Personal information
- Born: September 15, 1872 Charlottetown, Prince Edward Island, Canada
- Died: January 1901 (aged 28) Cambridge, Massachusetts, U.S.

Career information
- College: Harvard

Awards and highlights
- Consensus All-American (1897);

= Allan Doucette =

American football player (1872–1901)

Allan Edward Doucette (September 15, 1872 – January 8, 1901) was an American football player. He played at the center position for Harvard and was a consensus All-American in 1897.

==Early life==
Doucette was born in 1872 at Charlottetown, Prince Edward Island, Canada. He attended high school in Dover, New Hampshire.

==Harvard==
Doucette attended Harvard University and received his undergraduate in 1895, earning honorable mention in physics. He spent the next three years at Harvard Law School, graduating in 1898.

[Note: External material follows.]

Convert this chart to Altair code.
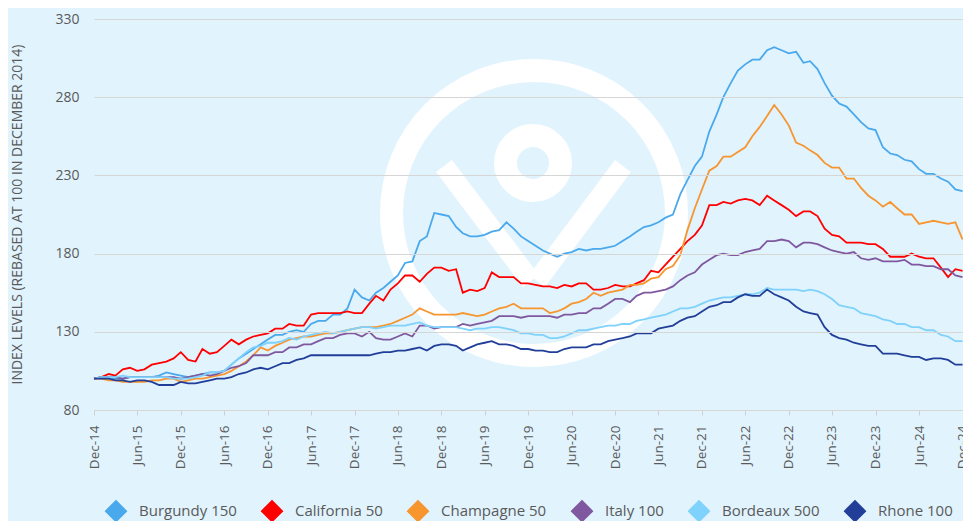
import altair as alt
import pandas as pd

# ---- data (monthly, Dec-14 .. Dec-24) ----
series_names = ["Burgundy 150", "California 50", "Champagne 50", "Italy 100", "Bordeaux 500", "Rhone 100"]
series_colors = ["#4aa9ec", "#ff0000", "#f7952e", "#7f589f", "#7ed2fb", "#213e98"]

burgundy = [100, 101, 101, 100, 100, 101, 101, 101, 101, 102, 104, 103, 102, 101, 102, 103, 104, 104, 105, 109,
            113, 116, 119, 122, 125, 128, 128, 130, 131, 130, 135, 137, 137, 141, 141, 145, 157, 152, 150, 155,
            158, 162, 166, 174, 175, 188, 191, 206, 205, 204, 197, 193, 191, 191, 192, 194, 195, 200, 196, 191,
            188, 185, 182, 180, 178, 180, 181, 183, 182, 183, 183, 184, 185, 188, 191, 194, 197, 198, 200, 203,
            205, 218, 227, 236, 242, 258, 269, 280, 289, 297, 301, 304, 304, 310, 312, 310, 308, 309, 302, 303,
            298, 289, 281, 276, 274, 269, 264, 260, 259, 248, 244, 243, 240, 239, 234, 231, 231, 228, 226, 221,
            220]
california = [100, 101, 103, 102, 106, 107, 105, 106, 109, 110, 111, 113, 117, 112, 111, 119, 116, 117, 121, 125,
              122, 125, 127, 128, 129, 132, 132, 135, 134, 134, 141, 142, 142, 142, 142, 143, 142, 142, 148, 153,
              150, 157, 161, 166, 166, 162, 167, 171, 171, 169, 170, 155, 157, 156, 158, 168, 165, 165, 165, 161,
              161, 160, 159, 159, 158, 160, 159, 161, 161, 157, 157, 158, 160, 159, 159, 161, 163, 169, 168, 173,
              178, 183, 188, 192, 198, 211, 211, 213, 212, 214, 215, 214, 211, 217, 214, 211, 208, 204, 207, 207,
              204, 196, 192, 191, 187, 187, 187, 186, 186, 183, 178, 178, 178, 180, 178, 177, 177, 171, 165, 170,
              169]
champagne = [100, 100, 99, 99, 98, 98, 98, 98, 99, 99, 100, 100, 98, 99, 100, 100, 101, 102, 103, 105,
             108, 111, 115, 120, 118, 121, 123, 125, 126, 127, 127, 128, 129, 129, 130, 131, 132, 133, 133, 133,
             134, 135, 137, 139, 141, 145, 143, 141, 141, 141, 141, 142, 141, 140, 141, 143, 145, 146, 148, 145,
             145, 145, 145, 142, 143, 145, 148, 149, 151, 155, 153, 155, 156, 157, 160, 160, 161, 164, 165, 170,
             172, 179, 195, 209, 221, 233, 236, 242, 242, 245, 248, 255, 261, 268, 275, 269, 262, 251, 249, 246,
             243, 238, 235, 235, 228, 228, 222, 217, 214, 210, 213, 209, 205, 205, 199, 200, 201, 200, 199, 200,
             189]
italy = [100, 101, 101, 101, 100, 101, 101, 101, 101, 101, 101, 101, 100, 101, 102, 103, 102, 103, 105, 107,
         108, 110, 115, 115, 115, 117, 117, 120, 120, 122, 122, 124, 126, 126, 128, 129, 129, 127, 130, 126,
         125, 125, 127, 129, 127, 134, 134, 132, 133, 133, 133, 135, 134, 135, 136, 137, 140, 140, 140, 139,
         140, 140, 140, 140, 139, 141, 141, 142, 142, 145, 145, 148, 151, 151, 149, 153, 155, 155, 156, 157,
         159, 163, 166, 168, 173, 176, 179, 180, 179, 179, 181, 182, 183, 188, 188, 189, 188, 184, 187, 187,
         186, 184, 182, 181, 180, 181, 177, 176, 177, 175, 175, 175, 176, 173, 173, 172, 172, 170, 170, 166,
         165]
bordeaux = [100, 101, 101, 101, 102, 101, 101, 101, 101, 101, 101, 100, 100, 100, 101, 102, 104, 104, 105, 109,
            113, 117, 120, 121, 123, 123, 124, 126, 125, 127, 128, 129, 130, 129, 130, 131, 132, 133, 133, 132,
            133, 134, 134, 134, 135, 136, 134, 133, 133, 133, 133, 132, 131, 132, 132, 133, 133, 132, 131, 129,
            129, 128, 128, 126, 126, 127, 129, 131, 131, 132, 133, 134, 134, 135, 135, 137, 138, 139, 140, 141,
            143, 145, 145, 146, 148, 150, 151, 152, 152, 153, 154, 154, 155, 158, 157, 157, 157, 157, 156, 157,
            156, 154, 151, 147, 146, 145, 142, 141, 140, 138, 137, 135, 135, 133, 133, 131, 131, 128, 127, 124,
            124]
rhone = [100, 100, 100, 99, 99, 98, 99, 99, 98, 96, 96, 96, 98, 97, 97, 98, 99, 100, 100, 101,
         103, 104, 106, 107, 106, 108, 110, 110, 112, 113, 115, 115, 115, 115, 115, 115, 115, 115, 115, 116,
         117, 117, 118, 118, 119, 120, 118, 121, 122, 122, 121, 118, 120, 122, 123, 124, 122, 122, 121, 119,
         119, 118, 118, 117, 117, 119, 120, 120, 120, 122, 122, 124, 125, 126, 127, 129, 129, 129, 132, 133,
         134, 137, 139, 140, 143, 146, 147, 149, 149, 152, 154, 153, 153, 157, 154, 152, 150, 146, 143, 142,
         141, 133, 128, 126, 125, 123, 122, 121, 121, 116, 116, 116, 115, 114, 114, 112, 113, 113, 112, 109,
         109]

y_ticks = [80, 130, 180, 230, 280, 330]

months = pd.date_range("2014-12-01", periods=121, freq="MS")
rows = []
for name, vals in zip(series_names, [burgundy, california, champagne, italy, bordeaux, rhone]):
    for d, v in zip(months, vals):
        rows.append({"date": d.strftime("%Y-%m-%d"), "series": name, "value": v})
df = pd.DataFrame(rows)

tick_dates = [alt.DateTime(year=2014 + (6 * i + 11) // 12, month=(6 * i + 11) % 12 + 1, date=1) for i in range(21)]

FONT = "Open Sans"
GREY = "#5a5a5a"

x_enc = alt.X(
    "date:T",
    title=None,
    scale=alt.Scale(domain=[alt.DateTime(year=2014, month=12, date=1), alt.DateTime(year=2024, month=12, date=3)]),
    axis=alt.Axis(values=tick_dates, format="%b-%y", labelAngle=270, labelFontSize=13.5, labelColor=GREY,
                  labelFont=FONT, tickSize=5, tickColor="#cfcfcf", domainColor="#d6d6d6", labelPadding=10,
                  grid=False, labelOverlap=False, labelBound=False),
)
y_enc = alt.Y(
    "value:Q",
    scale=alt.Scale(domain=[80, 330], nice=False, zero=False),
    axis=alt.Axis(values=y_ticks, title="INDEX LEVELS (REBASED AT 100 IN DECEMBER 2014)", titleFontSize=14,
                  titleFont=FONT, titleColor=GREY, titleFontWeight="normal", titleX=-77, titleY=195,
                  titleAngle=270, titleAlign="center", titleBaseline="middle",
                  labelFontSize=14, labelColor=GREY, labelFont=FONT, labelPadding=15, ticks=False, domain=False,
                  gridColor="#d6d6d6", gridWidth=1.2, zindex=1),
)

base = alt.Chart(df)

# watermark (decorative)
wm = pd.DataFrame({"k": [0]})
ring = alt.Chart(wm).mark_point(shape="circle", filled=False, stroke="white", strokeWidth=23, size=81225,
                                opacity=1).encode(x=alt.value(440), y=alt.value(194))
pin = alt.Chart(wm).mark_point(shape="circle", filled=False, stroke="white", strokeWidth=23, size=3025,
                               opacity=1).encode(x=alt.value(439), y=alt.value(144))
arm_l = alt.Chart(wm).mark_rule(color="white", strokeWidth=20).encode(
    x=alt.value(350), y=alt.value(147), x2=alt.value(437), y2=alt.value(262))
arm_r = alt.Chart(wm).mark_rule(color="white", strokeWidth=20).encode(
    x=alt.value(529), y=alt.value(147), x2=alt.value(443), y2=alt.value(262))

# thick-stroked small diamonds render as solid diamonds in the legend
lines = base.mark_line(strokeWidth=1.8).encode(
    x=x_enc,
    y=y_enc,
    color=alt.Color("series:N", scale=alt.Scale(domain=series_names, range=series_colors),
                    legend=alt.Legend(title=None, orient="bottom", direction="horizontal", offset=20,
                                      symbolType="diamond", symbolSize=132, symbolStrokeWidth=8,
                                      labelFontSize=15, labelColor=GREY, labelFont=FONT, labelOffset=13,
                                      columnPadding=13, padding=12)),
    detail="series:N",
)

chart = alt.layer(ring, pin, arm_l, arm_r, lines).properties(
    width=869, height=391,
    autosize=alt.AutoSizeParams(type="none"),
    padding={"left": 86, "top": 11, "right": 0, "bottom": 111},
    background="#e1f3fd",
).configure_view(stroke=None)

chart.save("out.html", embed_options={"renderer": "svg", "actions": False})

He played for the sophomore and senior class teams while an undergraduate. While attending the law school, he played at the center position for the Harvard Crimson football team in 1896 and 1897. In a game against the 1896 Carlisle Indians, he recovered a Carlisle fumble and began running with the ball; when a Carlisle player was abuut to tackle him, Douctte passed the ball to a teammate who scored the only touchdown of the game. He was the consensus choice at center on the 1897 All-America team, receiving first-team honors from Walter Camp, Outing magazine, and the New York Sun. The Boston Globe wrote: "Beside being a tower of strength in the line, he was one of the most heady players that ever wore the colors of Harvard university."

==Later life==
After leaving Havard, Doucette studied and practiced law at the office of George Fred Williams in Boston. He attended the Harvard-Yale game in late November 1900 while suffering from a heavy cold. His condition worsened after the game, and he died at age 28 at his home in Cambridge, Massachusetts, from typhoid fever on January 8, 1901. He was buried in Cambridge Cemetery.